— begin Input data —

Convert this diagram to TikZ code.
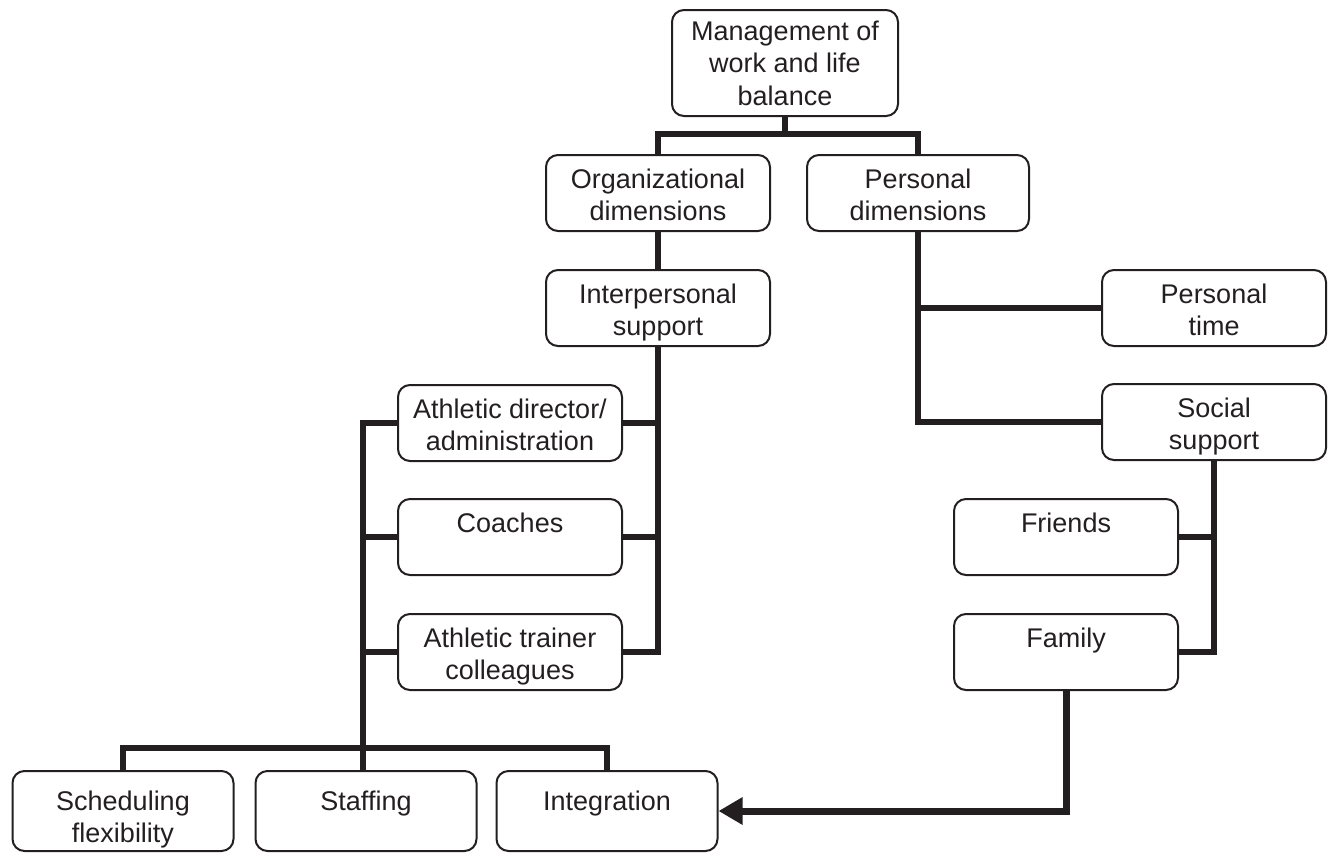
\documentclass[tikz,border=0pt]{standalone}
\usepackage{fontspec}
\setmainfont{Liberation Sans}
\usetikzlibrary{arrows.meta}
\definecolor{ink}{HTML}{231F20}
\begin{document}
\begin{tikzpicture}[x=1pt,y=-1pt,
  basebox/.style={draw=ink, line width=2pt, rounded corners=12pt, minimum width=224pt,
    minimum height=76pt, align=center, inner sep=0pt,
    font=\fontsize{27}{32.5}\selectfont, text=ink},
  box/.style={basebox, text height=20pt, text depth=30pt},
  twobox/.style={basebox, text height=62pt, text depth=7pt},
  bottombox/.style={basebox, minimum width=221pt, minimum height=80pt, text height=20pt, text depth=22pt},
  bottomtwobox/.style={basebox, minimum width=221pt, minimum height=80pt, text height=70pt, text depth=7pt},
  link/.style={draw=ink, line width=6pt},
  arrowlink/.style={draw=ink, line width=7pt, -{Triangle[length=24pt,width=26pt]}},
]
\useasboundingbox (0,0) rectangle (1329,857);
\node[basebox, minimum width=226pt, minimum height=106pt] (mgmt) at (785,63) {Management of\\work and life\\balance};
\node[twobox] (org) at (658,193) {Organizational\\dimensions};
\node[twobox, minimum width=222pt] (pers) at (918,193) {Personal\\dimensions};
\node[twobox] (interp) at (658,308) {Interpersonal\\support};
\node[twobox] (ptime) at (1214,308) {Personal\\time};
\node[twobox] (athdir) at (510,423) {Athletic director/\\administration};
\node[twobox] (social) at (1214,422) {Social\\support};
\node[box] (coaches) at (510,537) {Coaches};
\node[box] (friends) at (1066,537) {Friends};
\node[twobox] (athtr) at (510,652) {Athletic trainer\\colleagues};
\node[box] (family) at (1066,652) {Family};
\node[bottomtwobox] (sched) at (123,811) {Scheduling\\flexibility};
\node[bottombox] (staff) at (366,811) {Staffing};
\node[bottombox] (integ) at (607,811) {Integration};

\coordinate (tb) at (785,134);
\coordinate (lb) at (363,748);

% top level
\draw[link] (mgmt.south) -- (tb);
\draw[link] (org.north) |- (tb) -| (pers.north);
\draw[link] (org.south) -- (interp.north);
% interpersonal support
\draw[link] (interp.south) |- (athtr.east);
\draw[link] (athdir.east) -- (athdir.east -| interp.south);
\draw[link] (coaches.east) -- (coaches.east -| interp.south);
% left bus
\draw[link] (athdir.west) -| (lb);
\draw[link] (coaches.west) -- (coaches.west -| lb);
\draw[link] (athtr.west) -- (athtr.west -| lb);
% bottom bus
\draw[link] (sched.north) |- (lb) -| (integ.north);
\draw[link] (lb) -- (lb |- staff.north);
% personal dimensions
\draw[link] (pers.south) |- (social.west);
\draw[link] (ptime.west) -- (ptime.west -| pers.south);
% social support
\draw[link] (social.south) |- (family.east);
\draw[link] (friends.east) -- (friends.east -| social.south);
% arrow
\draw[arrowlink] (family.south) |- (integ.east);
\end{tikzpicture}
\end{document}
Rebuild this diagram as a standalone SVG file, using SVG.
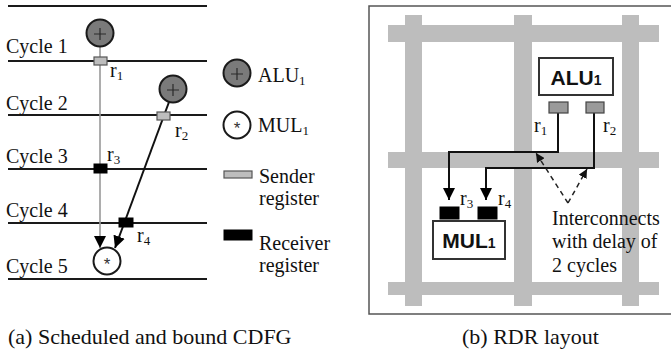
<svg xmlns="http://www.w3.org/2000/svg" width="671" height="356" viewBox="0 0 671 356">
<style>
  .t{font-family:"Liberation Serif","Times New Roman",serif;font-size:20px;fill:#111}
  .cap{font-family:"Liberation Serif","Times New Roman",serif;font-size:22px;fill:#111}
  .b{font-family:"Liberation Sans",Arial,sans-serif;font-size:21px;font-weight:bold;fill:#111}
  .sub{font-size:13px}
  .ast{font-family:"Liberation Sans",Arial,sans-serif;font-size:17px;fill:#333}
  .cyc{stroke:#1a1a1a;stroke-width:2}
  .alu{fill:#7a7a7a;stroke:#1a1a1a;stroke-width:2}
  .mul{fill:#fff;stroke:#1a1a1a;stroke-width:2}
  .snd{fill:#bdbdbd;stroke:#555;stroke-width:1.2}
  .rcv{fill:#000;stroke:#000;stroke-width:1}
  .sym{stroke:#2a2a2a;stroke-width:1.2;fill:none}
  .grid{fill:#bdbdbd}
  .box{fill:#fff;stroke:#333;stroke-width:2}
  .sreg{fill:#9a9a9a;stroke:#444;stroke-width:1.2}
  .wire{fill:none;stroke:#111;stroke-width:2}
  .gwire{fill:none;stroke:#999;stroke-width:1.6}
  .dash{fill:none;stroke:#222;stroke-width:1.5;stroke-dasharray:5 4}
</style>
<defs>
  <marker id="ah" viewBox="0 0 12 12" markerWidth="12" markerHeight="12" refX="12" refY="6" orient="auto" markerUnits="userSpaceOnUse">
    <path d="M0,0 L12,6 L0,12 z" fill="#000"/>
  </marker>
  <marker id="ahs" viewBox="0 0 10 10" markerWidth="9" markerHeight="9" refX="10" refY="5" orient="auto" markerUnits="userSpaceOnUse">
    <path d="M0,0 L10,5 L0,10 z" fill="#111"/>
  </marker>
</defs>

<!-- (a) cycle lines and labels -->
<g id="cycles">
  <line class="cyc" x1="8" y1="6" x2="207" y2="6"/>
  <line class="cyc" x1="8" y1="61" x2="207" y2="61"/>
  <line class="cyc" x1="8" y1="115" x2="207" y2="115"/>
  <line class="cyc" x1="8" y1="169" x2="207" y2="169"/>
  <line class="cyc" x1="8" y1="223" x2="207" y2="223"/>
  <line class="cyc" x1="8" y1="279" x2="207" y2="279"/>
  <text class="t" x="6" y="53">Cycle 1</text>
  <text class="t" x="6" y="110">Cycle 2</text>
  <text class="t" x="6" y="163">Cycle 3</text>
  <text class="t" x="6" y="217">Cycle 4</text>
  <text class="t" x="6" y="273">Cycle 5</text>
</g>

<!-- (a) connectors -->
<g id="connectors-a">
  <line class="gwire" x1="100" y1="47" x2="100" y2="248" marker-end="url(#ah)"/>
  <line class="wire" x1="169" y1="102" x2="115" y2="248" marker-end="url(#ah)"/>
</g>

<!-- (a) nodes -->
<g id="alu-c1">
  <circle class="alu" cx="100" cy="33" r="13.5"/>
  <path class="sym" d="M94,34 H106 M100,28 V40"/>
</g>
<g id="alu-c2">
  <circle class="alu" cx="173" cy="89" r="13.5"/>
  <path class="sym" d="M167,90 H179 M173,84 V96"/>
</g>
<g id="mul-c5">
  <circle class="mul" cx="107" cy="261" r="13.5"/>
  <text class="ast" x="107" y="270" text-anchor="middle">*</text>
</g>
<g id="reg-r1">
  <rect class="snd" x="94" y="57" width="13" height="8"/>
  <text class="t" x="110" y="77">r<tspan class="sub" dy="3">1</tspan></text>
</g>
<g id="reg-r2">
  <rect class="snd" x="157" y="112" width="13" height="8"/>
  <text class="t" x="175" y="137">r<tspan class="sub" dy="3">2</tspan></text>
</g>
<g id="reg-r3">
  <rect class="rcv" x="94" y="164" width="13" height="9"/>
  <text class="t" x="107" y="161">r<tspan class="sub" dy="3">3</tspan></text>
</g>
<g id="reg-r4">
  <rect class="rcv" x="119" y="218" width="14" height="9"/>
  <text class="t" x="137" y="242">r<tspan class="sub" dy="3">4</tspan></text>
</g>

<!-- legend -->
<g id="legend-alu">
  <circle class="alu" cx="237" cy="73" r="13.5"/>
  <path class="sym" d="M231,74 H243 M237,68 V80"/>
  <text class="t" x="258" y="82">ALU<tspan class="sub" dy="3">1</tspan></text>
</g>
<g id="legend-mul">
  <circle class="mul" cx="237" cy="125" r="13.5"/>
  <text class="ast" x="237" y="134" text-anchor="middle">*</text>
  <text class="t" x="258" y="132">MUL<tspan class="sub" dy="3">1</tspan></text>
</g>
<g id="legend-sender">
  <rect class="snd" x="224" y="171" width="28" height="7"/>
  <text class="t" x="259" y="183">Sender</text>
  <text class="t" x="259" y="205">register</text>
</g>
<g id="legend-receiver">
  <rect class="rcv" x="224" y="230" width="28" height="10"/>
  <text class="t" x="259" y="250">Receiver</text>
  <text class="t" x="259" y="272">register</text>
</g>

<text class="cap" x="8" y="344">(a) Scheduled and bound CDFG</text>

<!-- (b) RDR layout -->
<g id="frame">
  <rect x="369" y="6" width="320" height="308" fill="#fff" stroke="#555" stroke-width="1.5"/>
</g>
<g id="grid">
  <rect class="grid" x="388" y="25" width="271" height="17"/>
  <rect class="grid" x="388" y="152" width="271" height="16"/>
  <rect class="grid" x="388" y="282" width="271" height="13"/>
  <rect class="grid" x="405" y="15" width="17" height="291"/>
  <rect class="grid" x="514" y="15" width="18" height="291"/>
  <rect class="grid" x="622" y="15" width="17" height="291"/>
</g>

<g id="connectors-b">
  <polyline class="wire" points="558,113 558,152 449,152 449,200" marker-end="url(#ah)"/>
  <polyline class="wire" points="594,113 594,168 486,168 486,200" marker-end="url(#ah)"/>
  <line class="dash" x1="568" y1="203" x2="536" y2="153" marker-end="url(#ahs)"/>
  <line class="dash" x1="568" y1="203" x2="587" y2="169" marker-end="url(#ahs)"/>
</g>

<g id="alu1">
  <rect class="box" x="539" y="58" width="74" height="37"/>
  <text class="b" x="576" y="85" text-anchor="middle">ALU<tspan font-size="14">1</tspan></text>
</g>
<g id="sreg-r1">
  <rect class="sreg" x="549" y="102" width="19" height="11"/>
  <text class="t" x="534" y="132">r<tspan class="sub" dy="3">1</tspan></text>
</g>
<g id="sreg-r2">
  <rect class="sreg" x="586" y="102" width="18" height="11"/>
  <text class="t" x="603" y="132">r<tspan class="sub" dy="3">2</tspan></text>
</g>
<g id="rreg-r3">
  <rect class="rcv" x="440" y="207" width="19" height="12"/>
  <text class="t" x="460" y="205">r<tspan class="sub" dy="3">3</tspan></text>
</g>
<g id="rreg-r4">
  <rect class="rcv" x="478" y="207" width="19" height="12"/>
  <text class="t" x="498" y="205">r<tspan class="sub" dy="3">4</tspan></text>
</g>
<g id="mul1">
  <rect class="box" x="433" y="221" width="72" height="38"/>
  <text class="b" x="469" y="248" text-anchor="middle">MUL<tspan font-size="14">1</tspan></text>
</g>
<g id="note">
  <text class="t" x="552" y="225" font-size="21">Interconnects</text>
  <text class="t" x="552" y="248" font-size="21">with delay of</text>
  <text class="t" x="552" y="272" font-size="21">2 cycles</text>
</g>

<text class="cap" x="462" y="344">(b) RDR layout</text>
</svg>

— end Input data —

▶ [Instructions to follow] Which lines in the listing above hold the word "diagram"? Show each of them.

▶ [Task output]
Convert this diagram to TikZ code.
Rebuild this diagram as a standalone SVG file, using SVG.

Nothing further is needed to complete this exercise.